格安スマホブームのなか「胡散臭いMVNO」もチラホラ登場――NTTドコモは「怪しいMVNO」にどう対応していくのか:石川温のスマホ業界新聞
最近、「格安SIM」や「格安スマホ」のブームもあって増加の一途をたどるMVNO(仮想移動体通信事業者)。“もうかる”という理由でMVNOに進出してくる“怪しい”企業に対し、ドコモはどのように対応していくのだろうか。
ここ最近、格安スマホブームもあって、MVNOが増え続けている。
大手MVNO関係者に話を聞くと「すでに日本には180社以上のMVNOが存在する。果たして、この市場にこんなにMVNOが必要なものなのか」と首を傾げる。
この記事について
この記事は、毎週土曜日に配信されているメールマガジン「石川温のスマホ業界新聞」から、一部を転載したものです。今回の記事は2015年8月1日に配信されたものです。メールマガジン購読(月額540円)の申し込みはこちらから。
実際のところ、料金プランは横並びのところも多く、取り扱うスマホのラインナップも似たり寄ったりだ。大手キャリア3社でも同質化が進み、差別化が難しいなか、さらに差異が出しにくいMVNOで、ここまで数が増えるのもどうかと思う。
さらに、MVNO市場が盛り上がっているために、これから「いまなら儲かる」と勘違いした企業の参入も増えてきそうな感がある。
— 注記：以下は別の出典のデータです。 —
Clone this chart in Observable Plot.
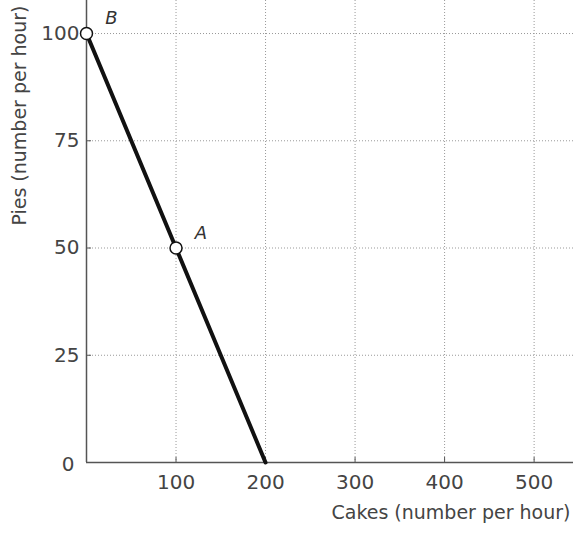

そんななか、何だか怪しい会社や団体のMVNO参入もあり得そうだ。
そんな胡散臭い会社が格安スマホとして、ユーザーを集めたものの、満足なサービスを提供せずに、逃げてしまうようなことになれば、たちまち「格安スマホ、安かろう、悪かろう」という評価になるのは間違いない。
昨今、格安スマホを持ち上げているテレビの情報番組や一般紙もこぞって「格安スマホの落とし穴」といったような企画を流し始めることだろう。
格安スマホ市場がきっちりとユーザーに支持されるには、こうした「胡散臭い会社」が出ないことが理想だが、現実的には、そういった企業の参入を排除することは難しいようだ。
昨今の「胡散臭いMVNO」に対して、危機感を抱いている筆者はせっかくなので、NTTドコモ・加藤薫社長に「胡散臭い会社がMVNOとして参入してくる可能性がある。ドコモとしてどう考えるのか。接続義務があるので諦めて提供せざるを得ないのか」と聞いてみた。
すると加藤社長は「微妙で難しい問題だ」としつつ「接続義務があり、どんな方も申し込みはできるが、すべてのケースで貸すわけではない。審査をしたうえで判断しており、過去にはお断りをしているケースもある」とのことだった。
「落ちた会社は何が原因だったのか」と突っ込むと「2008年以来、審査をしているが、資金力や、過去の信用、別事業で問題を起こしているかといったことは、調べている」ということだった。
ただ、NTTドコモが審査をしているのは「ドコモに直接、接続しているMVNO」であって、それらの会社がMVNEとして他社のサービスを手がけるとなると、胡散臭い会社どうかの判断はMVNEにゆだねられることになる。
大手MVNOに話を聞くと「何とか仕組み作りをしたいが、どうにもならない。NTTドコモも困っているようだ」と本音を漏らす。
MVNOのなかでも、赤字決算を出すところもあるなど、内情はかなり苦しいようにも見える。となると、切羽詰まって、変な会社に回線を貸し出すMVNEも出かねないような気もするだけに、このあたりは注意深く見守っていた方がよさそうだ。